Barrio de Palermo, calle Soler 4937, edificio de departamentos en dúplex, último piso. Adentro: perchas con ropas colgadas de las escalera caracol, el frasco de miel sólida, el pote de granola hecho en casa, resmas, hojas encuadernadas, revistas. La casa tenía equipos de computadoras desarmados, una afición que llevó a motores y cuanto aparato mecánico quedara a su alcance. La escena común era encontrarlo rodeado con CPU abiertas, sin carcasa, con todos los circuitos a la vista, y notebooks enchufadas a pantallas externas porque había dejado de funcionar la propia.
En ese departamento dio sus últimas entrevistas y, cuando la casa llegaba al punto de máximo desorden o quería salir a tomar ese aire que cada vez más le costaba llevar a los pulmones, se hacía una escapada al bar de alguna librería de Palermo.
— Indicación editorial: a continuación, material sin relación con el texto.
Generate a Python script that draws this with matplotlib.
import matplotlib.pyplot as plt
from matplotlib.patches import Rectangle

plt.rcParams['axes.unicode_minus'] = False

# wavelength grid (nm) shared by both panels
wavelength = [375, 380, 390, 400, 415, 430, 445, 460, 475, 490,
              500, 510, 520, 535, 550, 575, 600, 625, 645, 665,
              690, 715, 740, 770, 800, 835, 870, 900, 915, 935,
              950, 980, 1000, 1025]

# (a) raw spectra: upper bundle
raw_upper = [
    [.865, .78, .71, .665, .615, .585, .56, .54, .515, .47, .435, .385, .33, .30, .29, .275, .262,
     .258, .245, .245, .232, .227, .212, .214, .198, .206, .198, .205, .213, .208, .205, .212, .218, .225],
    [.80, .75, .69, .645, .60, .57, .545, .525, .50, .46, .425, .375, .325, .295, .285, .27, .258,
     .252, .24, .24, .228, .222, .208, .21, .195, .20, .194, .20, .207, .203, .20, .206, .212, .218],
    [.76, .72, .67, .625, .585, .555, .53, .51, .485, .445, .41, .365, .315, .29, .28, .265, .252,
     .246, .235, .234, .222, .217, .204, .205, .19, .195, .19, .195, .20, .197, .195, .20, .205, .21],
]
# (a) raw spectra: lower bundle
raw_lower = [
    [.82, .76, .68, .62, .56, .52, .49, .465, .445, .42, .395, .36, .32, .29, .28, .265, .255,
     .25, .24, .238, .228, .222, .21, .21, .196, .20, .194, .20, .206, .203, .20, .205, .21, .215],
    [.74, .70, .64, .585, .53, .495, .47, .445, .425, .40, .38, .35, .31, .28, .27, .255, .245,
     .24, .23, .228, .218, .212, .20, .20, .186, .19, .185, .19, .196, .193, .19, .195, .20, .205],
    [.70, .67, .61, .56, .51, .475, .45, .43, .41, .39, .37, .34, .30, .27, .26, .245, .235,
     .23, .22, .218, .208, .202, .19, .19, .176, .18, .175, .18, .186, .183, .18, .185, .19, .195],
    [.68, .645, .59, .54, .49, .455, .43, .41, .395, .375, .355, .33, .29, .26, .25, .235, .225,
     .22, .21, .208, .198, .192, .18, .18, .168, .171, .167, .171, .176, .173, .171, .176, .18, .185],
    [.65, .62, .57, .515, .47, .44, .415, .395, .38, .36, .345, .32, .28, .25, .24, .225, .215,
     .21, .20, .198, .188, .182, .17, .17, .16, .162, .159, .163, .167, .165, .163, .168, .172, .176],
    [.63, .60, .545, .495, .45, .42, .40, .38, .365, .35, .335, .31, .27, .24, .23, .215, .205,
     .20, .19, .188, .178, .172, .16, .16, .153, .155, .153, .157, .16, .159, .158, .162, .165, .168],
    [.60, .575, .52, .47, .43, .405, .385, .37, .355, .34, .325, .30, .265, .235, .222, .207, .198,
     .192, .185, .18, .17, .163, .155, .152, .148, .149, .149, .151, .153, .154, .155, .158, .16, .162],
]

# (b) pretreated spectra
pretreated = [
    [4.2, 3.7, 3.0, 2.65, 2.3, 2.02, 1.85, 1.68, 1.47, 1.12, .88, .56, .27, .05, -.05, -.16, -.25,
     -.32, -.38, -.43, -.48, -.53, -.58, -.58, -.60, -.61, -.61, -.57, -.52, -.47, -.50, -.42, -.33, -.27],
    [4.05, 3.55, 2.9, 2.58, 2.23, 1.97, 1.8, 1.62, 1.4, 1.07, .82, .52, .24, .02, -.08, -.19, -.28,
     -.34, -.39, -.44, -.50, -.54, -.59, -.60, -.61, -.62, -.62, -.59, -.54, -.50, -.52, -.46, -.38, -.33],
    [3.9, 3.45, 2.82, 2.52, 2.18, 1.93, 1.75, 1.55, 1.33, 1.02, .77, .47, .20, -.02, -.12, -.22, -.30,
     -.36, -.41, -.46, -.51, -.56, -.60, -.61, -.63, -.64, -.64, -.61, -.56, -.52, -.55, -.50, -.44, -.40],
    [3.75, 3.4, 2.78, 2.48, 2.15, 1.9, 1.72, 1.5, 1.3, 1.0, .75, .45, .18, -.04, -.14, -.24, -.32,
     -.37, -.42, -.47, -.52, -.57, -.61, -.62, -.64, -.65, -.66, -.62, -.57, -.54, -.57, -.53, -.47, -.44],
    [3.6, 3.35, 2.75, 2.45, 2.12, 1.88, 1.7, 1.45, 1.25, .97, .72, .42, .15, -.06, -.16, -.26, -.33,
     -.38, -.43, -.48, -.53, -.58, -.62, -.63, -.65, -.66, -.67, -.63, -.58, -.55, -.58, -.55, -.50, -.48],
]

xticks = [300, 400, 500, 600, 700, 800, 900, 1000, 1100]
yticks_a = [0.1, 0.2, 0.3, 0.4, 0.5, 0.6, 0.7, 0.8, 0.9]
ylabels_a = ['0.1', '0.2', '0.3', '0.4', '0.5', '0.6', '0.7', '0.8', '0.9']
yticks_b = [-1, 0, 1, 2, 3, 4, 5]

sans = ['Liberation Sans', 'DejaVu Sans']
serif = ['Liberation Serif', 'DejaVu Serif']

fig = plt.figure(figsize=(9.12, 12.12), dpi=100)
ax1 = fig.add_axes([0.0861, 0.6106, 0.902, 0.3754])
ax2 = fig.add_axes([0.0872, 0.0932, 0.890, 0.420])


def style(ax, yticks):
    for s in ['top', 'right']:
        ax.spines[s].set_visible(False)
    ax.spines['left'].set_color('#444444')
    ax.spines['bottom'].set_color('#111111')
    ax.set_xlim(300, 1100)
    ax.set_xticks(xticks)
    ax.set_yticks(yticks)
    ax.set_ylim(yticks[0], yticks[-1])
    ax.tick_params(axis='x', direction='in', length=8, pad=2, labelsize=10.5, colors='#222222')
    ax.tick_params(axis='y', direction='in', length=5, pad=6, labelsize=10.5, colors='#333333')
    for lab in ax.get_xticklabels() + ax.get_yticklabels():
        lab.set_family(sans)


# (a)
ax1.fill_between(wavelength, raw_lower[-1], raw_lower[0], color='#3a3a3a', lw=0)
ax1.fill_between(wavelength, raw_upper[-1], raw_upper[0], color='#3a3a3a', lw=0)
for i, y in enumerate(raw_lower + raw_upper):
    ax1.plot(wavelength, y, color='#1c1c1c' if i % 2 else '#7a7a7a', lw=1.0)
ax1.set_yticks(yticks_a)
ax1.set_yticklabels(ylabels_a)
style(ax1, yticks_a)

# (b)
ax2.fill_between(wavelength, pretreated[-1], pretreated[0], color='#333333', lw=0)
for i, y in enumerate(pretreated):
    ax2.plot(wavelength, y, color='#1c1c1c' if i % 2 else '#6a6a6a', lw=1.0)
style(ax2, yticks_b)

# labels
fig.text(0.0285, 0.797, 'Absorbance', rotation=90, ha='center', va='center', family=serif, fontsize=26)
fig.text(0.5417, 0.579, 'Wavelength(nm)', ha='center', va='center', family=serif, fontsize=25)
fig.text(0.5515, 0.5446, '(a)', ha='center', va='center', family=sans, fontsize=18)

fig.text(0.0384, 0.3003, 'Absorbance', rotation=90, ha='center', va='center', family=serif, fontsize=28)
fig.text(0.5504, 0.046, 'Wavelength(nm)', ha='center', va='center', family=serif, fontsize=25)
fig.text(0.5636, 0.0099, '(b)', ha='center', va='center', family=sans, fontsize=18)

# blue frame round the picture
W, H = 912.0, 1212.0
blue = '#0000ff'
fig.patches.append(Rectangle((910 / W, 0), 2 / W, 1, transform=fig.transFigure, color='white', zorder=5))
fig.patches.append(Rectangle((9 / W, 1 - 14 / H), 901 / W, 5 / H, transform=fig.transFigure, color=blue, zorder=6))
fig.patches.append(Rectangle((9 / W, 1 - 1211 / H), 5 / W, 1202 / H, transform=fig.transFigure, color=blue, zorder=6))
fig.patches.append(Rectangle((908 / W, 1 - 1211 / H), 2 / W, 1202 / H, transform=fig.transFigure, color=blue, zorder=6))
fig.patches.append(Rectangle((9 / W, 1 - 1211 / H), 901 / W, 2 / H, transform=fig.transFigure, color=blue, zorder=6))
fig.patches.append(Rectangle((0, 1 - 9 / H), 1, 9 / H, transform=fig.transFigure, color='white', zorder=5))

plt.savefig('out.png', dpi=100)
El caos le permitía crear porque, dijo, “Nunca pude escribir en situaciones de orden y confort”. Romper para crear. El acto de creación, en él, también sirvió para cuestionar aquello que quien escribe suele mencionar: el temor a la página en blanco, para decir que a él lo que le deba temor era la página en negro.
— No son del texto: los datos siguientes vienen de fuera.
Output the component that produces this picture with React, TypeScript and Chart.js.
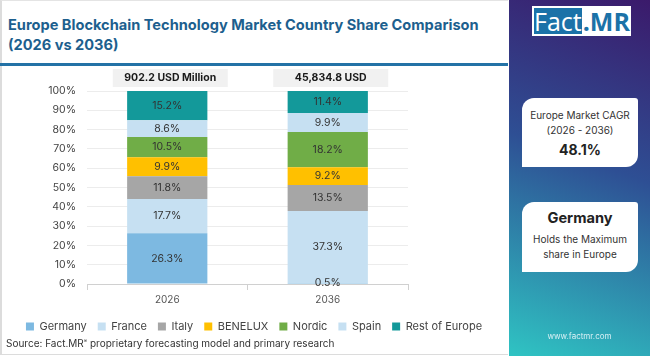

El último domicilio de Fogwill quedaba en la parte de Palermo más cercana a las tierras donde, hasta pasada la mitad del siglo veinte, mandaban malevos, había milongas y un arroyo Maldonado que fue tragado por el entubamiento. Fue el paso del industrialismo a la nueva era del centro comercial, la época del marketing ascendente que Fogwill, como un Quinquela de la letras, pintó en su narrativa a través de una clase media en insistente ascenso del consumo.